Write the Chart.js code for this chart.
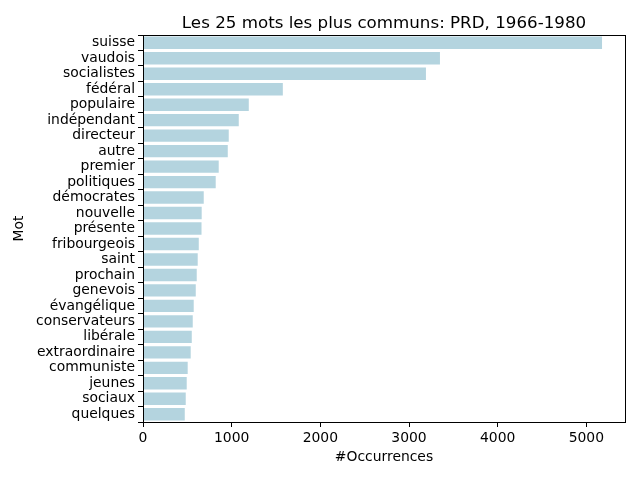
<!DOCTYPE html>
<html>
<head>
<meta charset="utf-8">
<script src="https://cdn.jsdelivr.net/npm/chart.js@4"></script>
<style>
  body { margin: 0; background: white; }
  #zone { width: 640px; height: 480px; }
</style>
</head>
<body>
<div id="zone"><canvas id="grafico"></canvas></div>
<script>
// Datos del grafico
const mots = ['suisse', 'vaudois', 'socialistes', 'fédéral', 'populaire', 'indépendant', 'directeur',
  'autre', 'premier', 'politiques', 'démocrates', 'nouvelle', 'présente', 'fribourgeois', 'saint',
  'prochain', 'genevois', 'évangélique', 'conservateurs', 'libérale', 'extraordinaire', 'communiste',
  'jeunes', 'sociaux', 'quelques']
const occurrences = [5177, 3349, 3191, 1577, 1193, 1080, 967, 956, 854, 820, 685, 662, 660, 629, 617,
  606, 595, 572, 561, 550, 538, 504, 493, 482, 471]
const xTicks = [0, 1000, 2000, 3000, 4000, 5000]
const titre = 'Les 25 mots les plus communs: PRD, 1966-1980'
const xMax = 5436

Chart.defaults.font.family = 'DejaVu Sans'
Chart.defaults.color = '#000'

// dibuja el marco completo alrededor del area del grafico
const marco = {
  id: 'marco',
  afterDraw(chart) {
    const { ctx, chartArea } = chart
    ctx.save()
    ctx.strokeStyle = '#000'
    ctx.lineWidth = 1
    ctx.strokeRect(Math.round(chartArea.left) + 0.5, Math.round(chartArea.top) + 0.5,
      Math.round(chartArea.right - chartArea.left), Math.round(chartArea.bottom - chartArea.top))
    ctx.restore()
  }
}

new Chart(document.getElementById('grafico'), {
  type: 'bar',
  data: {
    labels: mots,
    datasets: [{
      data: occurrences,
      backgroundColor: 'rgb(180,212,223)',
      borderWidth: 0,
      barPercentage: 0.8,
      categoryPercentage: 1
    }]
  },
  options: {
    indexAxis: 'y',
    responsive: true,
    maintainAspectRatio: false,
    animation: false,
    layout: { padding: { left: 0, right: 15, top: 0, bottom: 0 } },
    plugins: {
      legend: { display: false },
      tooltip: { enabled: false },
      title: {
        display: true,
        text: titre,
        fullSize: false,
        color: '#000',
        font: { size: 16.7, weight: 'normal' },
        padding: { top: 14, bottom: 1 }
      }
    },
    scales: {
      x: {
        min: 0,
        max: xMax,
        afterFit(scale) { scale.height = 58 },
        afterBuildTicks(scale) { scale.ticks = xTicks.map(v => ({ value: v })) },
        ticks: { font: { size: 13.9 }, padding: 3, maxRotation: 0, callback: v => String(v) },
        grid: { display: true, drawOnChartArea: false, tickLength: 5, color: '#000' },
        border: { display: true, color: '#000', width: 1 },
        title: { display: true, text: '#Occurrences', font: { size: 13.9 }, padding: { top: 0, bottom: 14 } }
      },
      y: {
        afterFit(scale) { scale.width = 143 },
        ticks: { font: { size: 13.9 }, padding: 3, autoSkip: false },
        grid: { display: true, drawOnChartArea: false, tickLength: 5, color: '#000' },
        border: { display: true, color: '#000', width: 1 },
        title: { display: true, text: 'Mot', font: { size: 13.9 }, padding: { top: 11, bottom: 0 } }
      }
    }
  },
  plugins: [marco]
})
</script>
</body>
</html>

+ + + + +

**TASK GOAL**
Retype everything in the material word for word, minus pictures.

**FINISHED TASK**
Write the Chart.js code for this chart.
<!DOCTYPE html>
<html>
<head>
<meta charset="utf-8">
<script src="https://cdn.jsdelivr.net/npm/chart.js@4"></script>
<style>
  body { margin: 0; background: white; }
  #zone { width: 640px; height: 480px; }
</style>
</head>
<body>
<div id="zone"><canvas id="grafico"></canvas></div>
<script>
// Datos del grafico
const mots = ['suisse', 'vaudois', 'socialistes', 'fédéral', 'populaire', 'indépendant', 'directeur',
  'autre', 'premier', 'politiques', 'démocrates', 'nouvelle', 'présente', 'fribourgeois', 'saint',
  'prochain', 'genevois', 'évangélique', 'conservateurs', 'libérale', 'extraordinaire', 'communiste',
  'jeunes', 'sociaux', 'quelques']
const occurrences = [5177, 3349, 3191, 1577, 1193, 1080, 967, 956, 854, 820, 685, 662, 660, 629, 617,
  606, 595, 572, 561, 550, 538, 504, 493, 482, 471]
const xTicks = [0, 1000, 2000, 3000, 4000, 5000]
const titre = 'Les 25 mots les plus communs: PRD, 1966-1980'
const xMax = 5436

Chart.defaults.font.family = 'DejaVu Sans'
Chart.defaults.color = '#000'

// dibuja el marco completo alrededor del area del grafico
const marco = {
  id: 'marco',
  afterDraw(chart) {
    const { ctx, chartArea } = chart
    ctx.save()
    ctx.strokeStyle = '#000'
    ctx.lineWidth = 1
    ctx.strokeRect(Math.round(chartArea.left) + 0.5, Math.round(chartArea.top) + 0.5,
      Math.round(chartArea.right - chartArea.left), Math.round(chartArea.bottom - chartArea.top))
    ctx.restore()
  }
}

new Chart(document.getElementById('grafico'), {
  type: 'bar',
  data: {
    labels: mots,
    datasets: [{
      data: occurrences,
      backgroundColor: 'rgb(180,212,223)',
      borderWidth: 0,
      barPercentage: 0.8,
      categoryPercentage: 1
    }]
  },
  options: {
    indexAxis: 'y',
    responsive: true,
    maintainAspectRatio: false,
    animation: false,
    layout: { padding: { left: 0, right: 15, top: 0, bottom: 0 } },
    plugins: {
      legend: { display: false },
      tooltip: { enabled: false },
      title: {
        display: true,
        text: titre,
        fullSize: false,
        color: '#000',
        font: { size: 16.7, weight: 'normal' },
        padding: { top: 14, bottom: 1 }
      }
    },
    scales: {
      x: {
        min: 0,
        max: xMax,
        afterFit(scale) { scale.height = 58 },
        afterBuildTicks(scale) { scale.ticks = xTicks.map(v => ({ value: v })) },
        ticks: { font: { size: 13.9 }, padding: 3, maxRotation: 0, callback: v => String(v) },
        grid: { display: true, drawOnChartArea: false, tickLength: 5, color: '#000' },
        border: { display: true, color: '#000', width: 1 },
        title: { display: true, text: '#Occurrences', font: { size: 13.9 }, padding: { top: 0, bottom: 14 } }
      },
      y: {
        afterFit(scale) { scale.width = 143 },
        ticks: { font: { size: 13.9 }, padding: 3, autoSkip: false },
        grid: { display: true, drawOnChartArea: false, tickLength: 5, color: '#000' },
        border: { display: true, color: '#000', width: 1 },
        title: { display: true, text: 'Mot', font: { size: 13.9 }, padding: { top: 11, bottom: 0 } }
      }
    }
  },
  plugins: [marco]
})
</script>
</body>
</html>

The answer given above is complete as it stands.